Veteran Buffy director David Solomon (also co-executive producer) directed the highest number of episodes in the first season, directing three out of the thirteen including "Epitaph One". Joss Whedon directed two, one of which did not air but footage was used and placed in a variety of episodes. Other directors included Allan Kroeker, Rod Hardy, Elodie Keene, David Straiton, James Contner, Felix Alcalá and Dwight Little.

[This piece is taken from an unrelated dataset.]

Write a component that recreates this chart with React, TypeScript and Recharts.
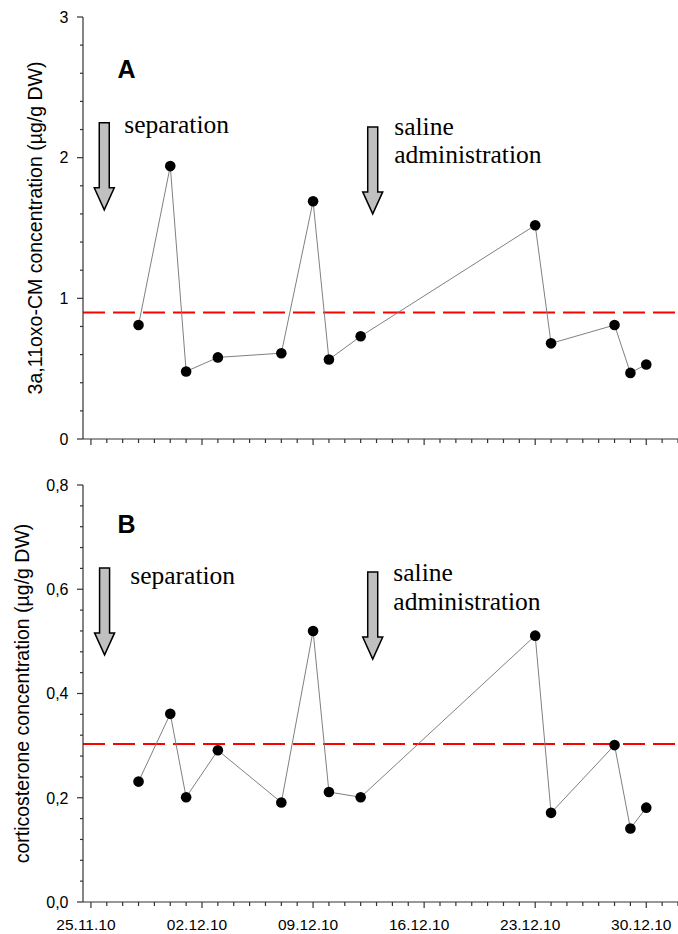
import { Line, LineChart, ReferenceDot, ReferenceLine, XAxis, YAxis } from "recharts";

// sampling days, counted from 25.11.10
const DAYS = [3, 5, 6, 8, 12, 14, 15, 17, 28, 29, 33, 34, 35];
const OXO_CM = [0.81, 1.94, 0.48, 0.58, 0.61, 1.69, 0.565, 0.73, 1.52, 0.68, 0.81, 0.47, 0.53];
const CORTICOSTERONE = [0.231, 0.361, 0.201, 0.291, 0.191, 0.52, 0.211, 0.201, 0.511, 0.171, 0.301, 0.141, 0.181];
const OXO_CM_BASELINE = 0.9;
const CORTICOSTERONE_BASELINE = 0.303;

const WEEK_LABELS = ["25.11.10", "02.12.10", "09.12.10", "16.12.10", "23.12.10", "30.12.10"];
const Y_MAJOR_A = [0, 1, 2, 3];
const Y_MAJOR_B = [0, 0.2, 0.4, 0.6, 0.8];

// one tick per day, five minor steps per major step on y
const X_TICKS = Array.from({ length: 38 }, (_, i) => i);
const minorSteps = (majors: number[]) => {
  const out: number[] = [];
  for (let i = 0; i < majors.length - 1; i++) {
    const step = (majors[i + 1] - majors[i]) / 5;
    for (let k = 0; k < 5; k++) out.push(+(majors[i] + k * step).toFixed(4));
  }
  out.push(majors[majors.length - 1]);
  return out;
};
const Y_TICKS_A = minorSteps(Y_MAJOR_A);
const Y_TICKS_B = minorSteps(Y_MAJOR_B);

const dataA = DAYS.map((day, i) => ({ day, value: OXO_CM[i] }));
const dataB = DAYS.map((day, i) => ({ day, value: CORTICOSTERONE[i] }));

const AXIS = "#333";
const SANS = "'Liberation Sans', Arial, sans-serif";
const SERIF = "'Liberation Serif', 'Times New Roman', serif";

function DayTick({ x, y, payload, showLabels }: any) {
  const day = payload.value;
  const major = day % 7 === 0;
  const label = WEEK_LABELS[day / 7];
  return (
    <g>
      <line x1={x} x2={x} y1={y} y2={y + (major ? 6 : 4)} stroke={AXIS} strokeWidth={1.2} />
      {showLabels && major && label && (
        <text x={x - 5} y={y + 28} textAnchor="middle" style={{ fontFamily: SANS, fontSize: 15.5 }} fill="#000">
          {label}
        </text>
      )}
    </g>
  );
}

function ValueTick({ x, y, payload, majors, format }: any) {
  const v = payload.value;
  const major = majors.some((m: number) => Math.abs(m - v) < 1e-6);
  return (
    <g>
      <line x1={x - (major ? 6 : 3)} x2={x} y1={y} y2={y} stroke={AXIS} strokeWidth={1.2} />
      {major && (
        <text x={x - 14.5} y={y} dy="0.36em" textAnchor="end" style={{ fontFamily: SANS, fontSize: 16 }} fill="#000">
          {format(v)}
        </text>
      )}
    </g>
  );
}

function AxisTitle({ viewBox, value, cx }: any) {
  const cy = viewBox.y + viewBox.height / 2;
  return (
    <text
      transform={`translate(${cx},${cy}) rotate(-90)`}
      textAnchor="middle"
      dominantBaseline="central"
      style={{ fontFamily: SANS, fontSize: 19.5 }}
      fill="#000"
    >
      {value}
    </text>
  );
}

// down arrow with its tip at (cx, cy) plus the note beside it
function ArrowNote({ cx, cy, lines, dx, dy }: any) {
  const path = `M${cx - 5},${cy - 87} L${cx + 5},${cy - 87} L${cx + 5},${cy - 22} L${cx + 10},${cy - 22} L${cx},${cy} L${cx - 10},${cy - 22} L${cx - 5},${cy - 22} Z`;
  return (
    <g>
      <path d={path} fill="#c0c0c0" stroke="#000" strokeWidth={1.5} strokeLinejoin="miter" />
      {lines.map((t: string, i: number) => (
        <text
          key={t}
          x={cx + dx}
          y={cy + dy + i * 28.5}
          style={{ fontFamily: SERIF, fontSize: 25.5 }}
          fill="#000"
        >
          {t}
        </text>
      ))}
    </g>
  );
}

function PanelLetter({ cx, cy, letter }: any) {
  return (
    <text x={cx} y={cy} style={{ fontFamily: SANS, fontWeight: "bold", fontSize: 25 }} fill="#000">
      {letter}
    </text>
  );
}

export default function App() {
  return (
    <div style={{ position: "absolute", left: 0, top: 0, width: 678, height: 934, background: "#fff" }}>
      <LineChart width={678} height={451} data={dataA} margin={{ top: 17, right: 0, bottom: 0, left: 0 }}>
        <XAxis
          dataKey="day"
          type="number"
          domain={[-0.5, 37]}
          ticks={X_TICKS}
          interval={0}
          height={12}
          tickSize={0}
          tickMargin={0}
          tickLine={false}
          axisLine={{ stroke: AXIS, strokeWidth: 1.2 }}
          tick={<DayTick showLabels={false} />}
        />
        <YAxis
          type="number"
          domain={[0, 3]}
          ticks={Y_TICKS_A}
          interval={0}
          width={83}
          tickSize={0}
          tickMargin={0}
          tickLine={false}
          axisLine={{ stroke: AXIS, strokeWidth: 1.2 }}
          tick={<ValueTick majors={Y_MAJOR_A} format={(v: number) => String(v)} />}
          label={<AxisTitle cx={35} value="3a,11oxo-CM concentration (µg/g DW)" />}
        />
        <ReferenceLine y={OXO_CM_BASELINE} stroke="#ff0000" strokeWidth={2} strokeDasharray="22 8" />
        <Line
          dataKey="value"
          stroke="#808080"
          strokeWidth={1}
          dot={{ r: 5.3, fill: "#000", stroke: "none" }}
          isAnimationActive={false}
        />
        <ReferenceDot x={1.68} y={2.567} shape={<PanelLetter letter="A" />} />
        <ReferenceDot x={0.84} y={1.629} shape={<ArrowNote lines={["separation"]} dx={20} dy={-77} />} />
        <ReferenceDot
          x={17.76}
          y={1.6}
          shape={<ArrowNote lines={["saline", "administration"]} dx={21.5} dy={-79} />}
        />
      </LineChart>

      <div style={{ position: "absolute", left: 0, top: 460 }}>
        <LineChart width={678} height={474} data={dataB} margin={{ top: 25, right: 0, bottom: 0, left: 0 }}>
          <XAxis
            dataKey="day"
            type="number"
            domain={[-0.5, 37]}
            ticks={X_TICKS}
            interval={0}
            height={32}
            tickSize={0}
            tickMargin={0}
            tickLine={false}
            axisLine={{ stroke: AXIS, strokeWidth: 1.2 }}
            tick={<DayTick showLabels />}
          />
          <YAxis
            type="number"
            domain={[0, 0.8]}
            ticks={Y_TICKS_B}
            interval={0}
            width={83}
            tickSize={0}
            tickMargin={0}
            tickLine={false}
            axisLine={{ stroke: AXIS, strokeWidth: 1.2 }}
            tick={<ValueTick majors={Y_MAJOR_B} format={(v: number) => v.toFixed(1).replace(".", ",")} />}
            label={<AxisTitle cx={21.7} value="corticosterone concentration (µg/g DW)" />}
          />
          <ReferenceLine y={CORTICOSTERONE_BASELINE} stroke="#ff0000" strokeWidth={2} strokeDasharray="22 8" />
          <Line
            dataKey="value"
            stroke="#808080"
            strokeWidth={1}
            dot={{ r: 5.3, fill: "#000", stroke: "none" }}
            isAnimationActive={false}
          />
          <ReferenceDot x={1.68} y={0.708} shape={<PanelLetter letter="B" />} />
          <ReferenceDot x={0.86} y={0.474} shape={<ArrowNote lines={["separation"]} dx={25.7} dy={-71} />} />
          <ReferenceDot
            x={17.76}
            y={0.466}
            shape={<ArrowNote lines={["saline", "administration"]} dx={20.6} dy={-77.6} />}
          />
        </LineChart>
      </div>
    </div>
  );
}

As well as starring in the show, Eliza Dushku acted as producer throughout the series' run while Kelly A. Manners (who also worked on Angel) acted as line producer for the show.

== Home video releases ==
Dollhouse: Season One was released on DVD and Blu-ray in region 1 on July 28, 2009. In region 2, it was released on DVD on September 7, 2009 and on Blu-ray on October 11, 2010 along with the release of season 2. It includes all 13 episodes, including the unaired episode "Epitaph One" and the original unaired pilot "Echo". Special features include three commentary tracks—"Ghost" by Joss Whedon and Eliza Dushku; "Man on the Street" by Joss Whedon; and "Epitaph One" by Maurissa Tancharoen and Jed Whedon. Featurettes include, "Making Dollhouse", a behind-the-scenes look at the production; "Coming Back Home", which details the various cast and crew who worked with Joss Whedon previously; "Finding Echo", an interview with actress Eliza Dushku; "Designing the Perfect Dollhouse", a tour of the Dollhouse set with Joss Whedon; and "A Private Engagement", where cast and crew talk about the technology invented for the show. Also included are deleted scenes from various episodes.

The season one DVD sold over 62,000 copies in the first week, and made over 1.8 million dollars.